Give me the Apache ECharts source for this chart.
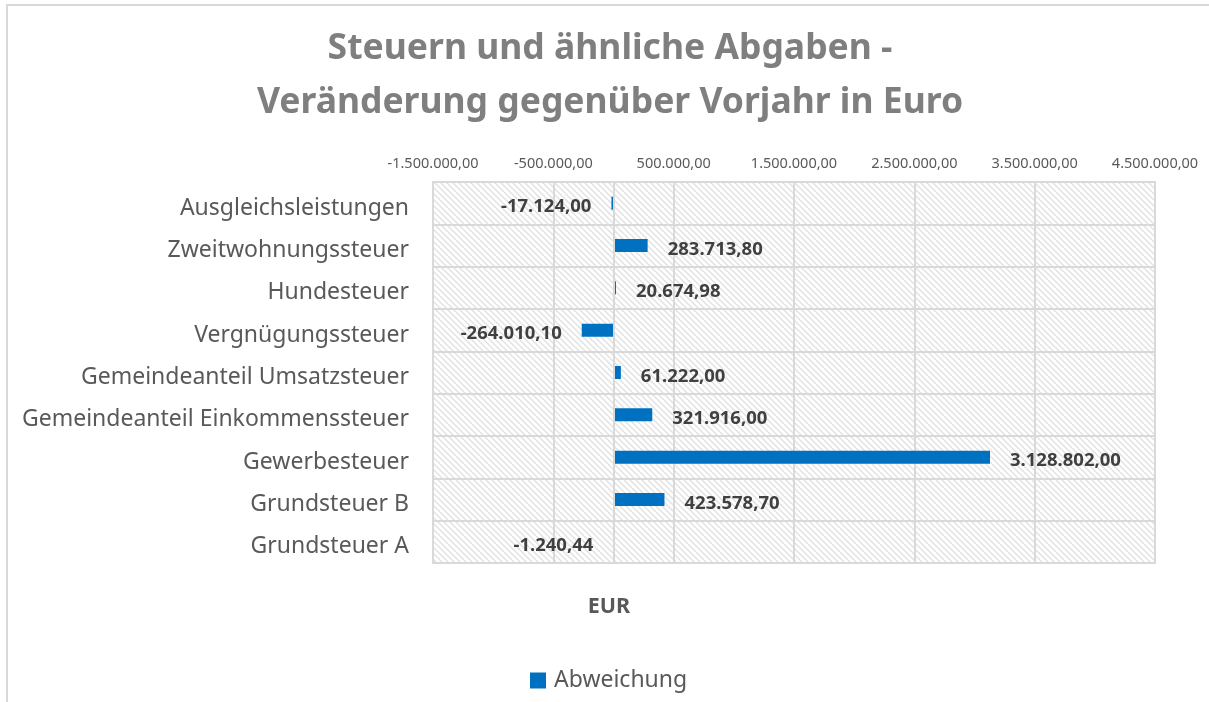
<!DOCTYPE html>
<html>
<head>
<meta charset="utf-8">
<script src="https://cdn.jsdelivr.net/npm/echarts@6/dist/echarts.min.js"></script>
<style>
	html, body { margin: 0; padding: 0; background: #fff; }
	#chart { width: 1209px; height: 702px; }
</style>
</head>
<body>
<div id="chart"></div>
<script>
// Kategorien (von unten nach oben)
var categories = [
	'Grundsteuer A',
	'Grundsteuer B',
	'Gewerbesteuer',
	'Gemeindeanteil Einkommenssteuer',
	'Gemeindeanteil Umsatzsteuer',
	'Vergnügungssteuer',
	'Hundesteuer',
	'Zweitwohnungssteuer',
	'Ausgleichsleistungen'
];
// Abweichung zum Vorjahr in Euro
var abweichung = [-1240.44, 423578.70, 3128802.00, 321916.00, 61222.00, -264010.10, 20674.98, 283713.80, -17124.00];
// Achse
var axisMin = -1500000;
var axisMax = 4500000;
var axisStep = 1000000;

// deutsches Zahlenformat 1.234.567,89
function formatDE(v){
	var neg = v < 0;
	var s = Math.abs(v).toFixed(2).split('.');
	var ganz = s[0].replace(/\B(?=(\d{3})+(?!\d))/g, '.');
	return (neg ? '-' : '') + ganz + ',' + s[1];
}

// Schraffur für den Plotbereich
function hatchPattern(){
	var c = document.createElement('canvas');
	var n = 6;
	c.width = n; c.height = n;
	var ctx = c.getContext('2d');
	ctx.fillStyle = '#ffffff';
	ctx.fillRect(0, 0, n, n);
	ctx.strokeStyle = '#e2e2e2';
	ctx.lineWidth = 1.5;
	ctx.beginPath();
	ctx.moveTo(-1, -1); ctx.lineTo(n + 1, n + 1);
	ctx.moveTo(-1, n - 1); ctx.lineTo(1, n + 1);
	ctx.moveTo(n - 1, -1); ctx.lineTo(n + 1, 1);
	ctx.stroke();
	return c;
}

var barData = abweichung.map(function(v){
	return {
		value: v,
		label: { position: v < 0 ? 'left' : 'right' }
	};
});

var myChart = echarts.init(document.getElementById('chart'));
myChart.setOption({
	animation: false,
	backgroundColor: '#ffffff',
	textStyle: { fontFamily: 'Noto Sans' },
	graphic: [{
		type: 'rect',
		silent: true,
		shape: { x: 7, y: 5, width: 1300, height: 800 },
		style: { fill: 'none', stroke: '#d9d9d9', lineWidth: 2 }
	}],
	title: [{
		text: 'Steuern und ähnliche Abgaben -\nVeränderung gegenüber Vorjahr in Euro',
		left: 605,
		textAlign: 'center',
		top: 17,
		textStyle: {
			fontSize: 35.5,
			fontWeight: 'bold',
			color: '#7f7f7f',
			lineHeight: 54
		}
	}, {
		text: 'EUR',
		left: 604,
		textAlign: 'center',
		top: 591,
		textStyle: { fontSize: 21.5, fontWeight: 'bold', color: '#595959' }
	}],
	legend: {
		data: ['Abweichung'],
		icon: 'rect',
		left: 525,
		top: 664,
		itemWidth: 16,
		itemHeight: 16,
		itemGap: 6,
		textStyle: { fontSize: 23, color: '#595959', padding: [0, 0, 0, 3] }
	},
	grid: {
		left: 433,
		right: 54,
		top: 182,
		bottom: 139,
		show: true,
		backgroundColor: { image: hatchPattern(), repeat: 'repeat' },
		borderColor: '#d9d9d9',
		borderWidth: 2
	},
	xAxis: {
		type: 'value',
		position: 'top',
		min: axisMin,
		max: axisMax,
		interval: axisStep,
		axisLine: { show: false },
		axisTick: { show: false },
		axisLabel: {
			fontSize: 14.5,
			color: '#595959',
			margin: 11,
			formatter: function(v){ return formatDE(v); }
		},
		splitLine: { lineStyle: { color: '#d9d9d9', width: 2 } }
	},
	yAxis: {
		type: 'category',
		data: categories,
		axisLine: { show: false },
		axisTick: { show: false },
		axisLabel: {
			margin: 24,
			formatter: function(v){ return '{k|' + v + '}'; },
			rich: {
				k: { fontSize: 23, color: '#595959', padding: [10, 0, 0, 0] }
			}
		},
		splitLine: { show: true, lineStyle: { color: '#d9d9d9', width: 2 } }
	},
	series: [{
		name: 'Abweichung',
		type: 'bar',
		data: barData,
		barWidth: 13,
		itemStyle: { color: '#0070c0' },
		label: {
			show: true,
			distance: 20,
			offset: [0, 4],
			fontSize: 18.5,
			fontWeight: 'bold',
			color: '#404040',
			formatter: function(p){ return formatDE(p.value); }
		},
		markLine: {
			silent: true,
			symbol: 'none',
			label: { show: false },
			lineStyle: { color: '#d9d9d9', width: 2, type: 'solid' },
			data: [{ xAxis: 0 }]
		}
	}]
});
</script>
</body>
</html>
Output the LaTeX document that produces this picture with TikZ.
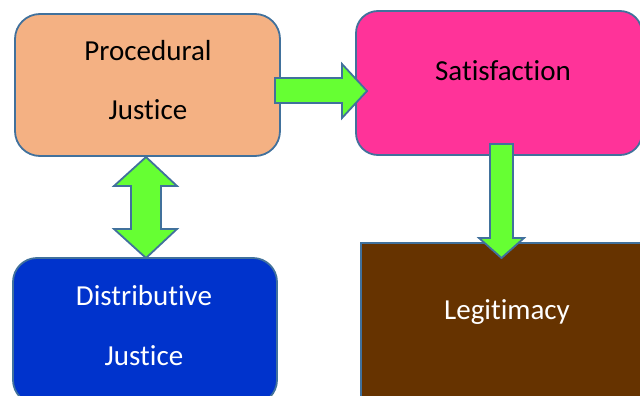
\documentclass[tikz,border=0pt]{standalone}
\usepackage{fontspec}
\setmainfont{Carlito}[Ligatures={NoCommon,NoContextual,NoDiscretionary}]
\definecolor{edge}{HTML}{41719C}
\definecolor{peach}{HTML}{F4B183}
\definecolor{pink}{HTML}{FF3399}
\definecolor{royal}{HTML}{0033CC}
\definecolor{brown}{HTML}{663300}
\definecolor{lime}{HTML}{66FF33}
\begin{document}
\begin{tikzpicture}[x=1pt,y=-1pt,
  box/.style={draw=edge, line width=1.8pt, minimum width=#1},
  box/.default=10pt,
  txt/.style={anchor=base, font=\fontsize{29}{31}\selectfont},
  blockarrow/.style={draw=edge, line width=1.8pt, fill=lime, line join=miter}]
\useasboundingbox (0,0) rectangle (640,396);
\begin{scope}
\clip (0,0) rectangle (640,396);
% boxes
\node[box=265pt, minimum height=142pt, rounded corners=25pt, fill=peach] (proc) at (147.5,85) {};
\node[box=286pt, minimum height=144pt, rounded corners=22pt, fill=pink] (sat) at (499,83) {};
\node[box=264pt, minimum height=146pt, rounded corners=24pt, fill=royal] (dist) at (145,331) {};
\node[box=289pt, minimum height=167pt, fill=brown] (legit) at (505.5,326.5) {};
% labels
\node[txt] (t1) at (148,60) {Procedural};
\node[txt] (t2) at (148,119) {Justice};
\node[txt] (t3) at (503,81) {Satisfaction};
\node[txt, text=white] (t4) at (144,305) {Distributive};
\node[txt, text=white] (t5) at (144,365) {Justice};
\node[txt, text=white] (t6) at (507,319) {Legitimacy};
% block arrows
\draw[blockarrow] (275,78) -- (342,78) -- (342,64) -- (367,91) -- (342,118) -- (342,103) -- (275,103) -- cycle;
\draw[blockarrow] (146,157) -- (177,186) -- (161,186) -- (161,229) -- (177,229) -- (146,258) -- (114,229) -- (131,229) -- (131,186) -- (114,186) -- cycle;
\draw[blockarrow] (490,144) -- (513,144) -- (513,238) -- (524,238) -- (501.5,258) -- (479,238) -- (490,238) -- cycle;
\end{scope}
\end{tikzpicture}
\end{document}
■ ■ ■
• **Problem to solve**:
Write out every line above exactly as it is, leaving out the pictures.

• **Exercise response**:
Give me the Apache ECharts source for this chart.
<!DOCTYPE html>
<html>
<head>
<meta charset="utf-8">
<script src="https://cdn.jsdelivr.net/npm/echarts@6/dist/echarts.min.js"></script>
<style>
	html, body { margin: 0; padding: 0; background: #fff; }
	#chart { width: 1209px; height: 702px; }
</style>
</head>
<body>
<div id="chart"></div>
<script>
// Kategorien (von unten nach oben)
var categories = [
	'Grundsteuer A',
	'Grundsteuer B',
	'Gewerbesteuer',
	'Gemeindeanteil Einkommenssteuer',
	'Gemeindeanteil Umsatzsteuer',
	'Vergnügungssteuer',
	'Hundesteuer',
	'Zweitwohnungssteuer',
	'Ausgleichsleistungen'
];
// Abweichung zum Vorjahr in Euro
var abweichung = [-1240.44, 423578.70, 3128802.00, 321916.00, 61222.00, -264010.10, 20674.98, 283713.80, -17124.00];
// Achse
var axisMin = -1500000;
var axisMax = 4500000;
var axisStep = 1000000;

// deutsches Zahlenformat 1.234.567,89
function formatDE(v){
	var neg = v < 0;
	var s = Math.abs(v).toFixed(2).split('.');
	var ganz = s[0].replace(/\B(?=(\d{3})+(?!\d))/g, '.');
	return (neg ? '-' : '') + ganz + ',' + s[1];
}

// Schraffur für den Plotbereich
function hatchPattern(){
	var c = document.createElement('canvas');
	var n = 6;
	c.width = n; c.height = n;
	var ctx = c.getContext('2d');
	ctx.fillStyle = '#ffffff';
	ctx.fillRect(0, 0, n, n);
	ctx.strokeStyle = '#e2e2e2';
	ctx.lineWidth = 1.5;
	ctx.beginPath();
	ctx.moveTo(-1, -1); ctx.lineTo(n + 1, n + 1);
	ctx.moveTo(-1, n - 1); ctx.lineTo(1, n + 1);
	ctx.moveTo(n - 1, -1); ctx.lineTo(n + 1, 1);
	ctx.stroke();
	return c;
}

var barData = abweichung.map(function(v){
	return {
		value: v,
		label: { position: v < 0 ? 'left' : 'right' }
	};
});

var myChart = echarts.init(document.getElementById('chart'));
myChart.setOption({
	animation: false,
	backgroundColor: '#ffffff',
	textStyle: { fontFamily: 'Noto Sans' },
	graphic: [{
		type: 'rect',
		silent: true,
		shape: { x: 7, y: 5, width: 1300, height: 800 },
		style: { fill: 'none', stroke: '#d9d9d9', lineWidth: 2 }
	}],
	title: [{
		text: 'Steuern und ähnliche Abgaben -\nVeränderung gegenüber Vorjahr in Euro',
		left: 605,
		textAlign: 'center',
		top: 17,
		textStyle: {
			fontSize: 35.5,
			fontWeight: 'bold',
			color: '#7f7f7f',
			lineHeight: 54
		}
	}, {
		text: 'EUR',
		left: 604,
		textAlign: 'center',
		top: 591,
		textStyle: { fontSize: 21.5, fontWeight: 'bold', color: '#595959' }
	}],
	legend: {
		data: ['Abweichung'],
		icon: 'rect',
		left: 525,
		top: 664,
		itemWidth: 16,
		itemHeight: 16,
		itemGap: 6,
		textStyle: { fontSize: 23, color: '#595959', padding: [0, 0, 0, 3] }
	},
	grid: {
		left: 433,
		right: 54,
		top: 182,
		bottom: 139,
		show: true,
		backgroundColor: { image: hatchPattern(), repeat: 'repeat' },
		borderColor: '#d9d9d9',
		borderWidth: 2
	},
	xAxis: {
		type: 'value',
		position: 'top',
		min: axisMin,
		max: axisMax,
		interval: axisStep,
		axisLine: { show: false },
		axisTick: { show: false },
		axisLabel: {
			fontSize: 14.5,
			color: '#595959',
			margin: 11,
			formatter: function(v){ return formatDE(v); }
		},
		splitLine: { lineStyle: { color: '#d9d9d9', width: 2 } }
	},
	yAxis: {
		type: 'category',
		data: categories,
		axisLine: { show: false },
		axisTick: { show: false },
		axisLabel: {
			margin: 24,
			formatter: function(v){ return '{k|' + v + '}'; },
			rich: {
				k: { fontSize: 23, color: '#595959', padding: [10, 0, 0, 0] }
			}
		},
		splitLine: { show: true, lineStyle: { color: '#d9d9d9', width: 2 } }
	},
	series: [{
		name: 'Abweichung',
		type: 'bar',
		data: barData,
		barWidth: 13,
		itemStyle: { color: '#0070c0' },
		label: {
			show: true,
			distance: 20,
			offset: [0, 4],
			fontSize: 18.5,
			fontWeight: 'bold',
			color: '#404040',
			formatter: function(p){ return formatDE(p.value); }
		},
		markLine: {
			silent: true,
			symbol: 'none',
			label: { show: false },
			lineStyle: { color: '#d9d9d9', width: 2, type: 'solid' },
			data: [{ xAxis: 0 }]
		}
	}]
});
</script>
</body>
</html>
Output the LaTeX document that produces this picture with TikZ.
\documentclass[tikz,border=0pt]{standalone}
\usepackage{fontspec}
\setmainfont{Carlito}[Ligatures={NoCommon,NoContextual,NoDiscretionary}]
\definecolor{edge}{HTML}{41719C}
\definecolor{peach}{HTML}{F4B183}
\definecolor{pink}{HTML}{FF3399}
\definecolor{royal}{HTML}{0033CC}
\definecolor{brown}{HTML}{663300}
\definecolor{lime}{HTML}{66FF33}
\begin{document}
\begin{tikzpicture}[x=1pt,y=-1pt,
  box/.style={draw=edge, line width=1.8pt, minimum width=#1},
  box/.default=10pt,
  txt/.style={anchor=base, font=\fontsize{29}{31}\selectfont},
  blockarrow/.style={draw=edge, line width=1.8pt, fill=lime, line join=miter}]
\useasboundingbox (0,0) rectangle (640,396);
\begin{scope}
\clip (0,0) rectangle (640,396);
% boxes
\node[box=265pt, minimum height=142pt, rounded corners=25pt, fill=peach] (proc) at (147.5,85) {};
\node[box=286pt, minimum height=144pt, rounded corners=22pt, fill=pink] (sat) at (499,83) {};
\node[box=264pt, minimum height=146pt, rounded corners=24pt, fill=royal] (dist) at (145,331) {};
\node[box=289pt, minimum height=167pt, fill=brown] (legit) at (505.5,326.5) {};
% labels
\node[txt] (t1) at (148,60) {Procedural};
\node[txt] (t2) at (148,119) {Justice};
\node[txt] (t3) at (503,81) {Satisfaction};
\node[txt, text=white] (t4) at (144,305) {Distributive};
\node[txt, text=white] (t5) at (144,365) {Justice};
\node[txt, text=white] (t6) at (507,319) {Legitimacy};
% block arrows
\draw[blockarrow] (275,78) -- (342,78) -- (342,64) -- (367,91) -- (342,118) -- (342,103) -- (275,103) -- cycle;
\draw[blockarrow] (146,157) -- (177,186) -- (161,186) -- (161,229) -- (177,229) -- (146,258) -- (114,229) -- (131,229) -- (131,186) -- (114,186) -- cycle;
\draw[blockarrow] (490,144) -- (513,144) -- (513,238) -- (524,238) -- (501.5,258) -- (479,238) -- (490,238) -- cycle;
\end{scope}
\end{tikzpicture}
\end{document}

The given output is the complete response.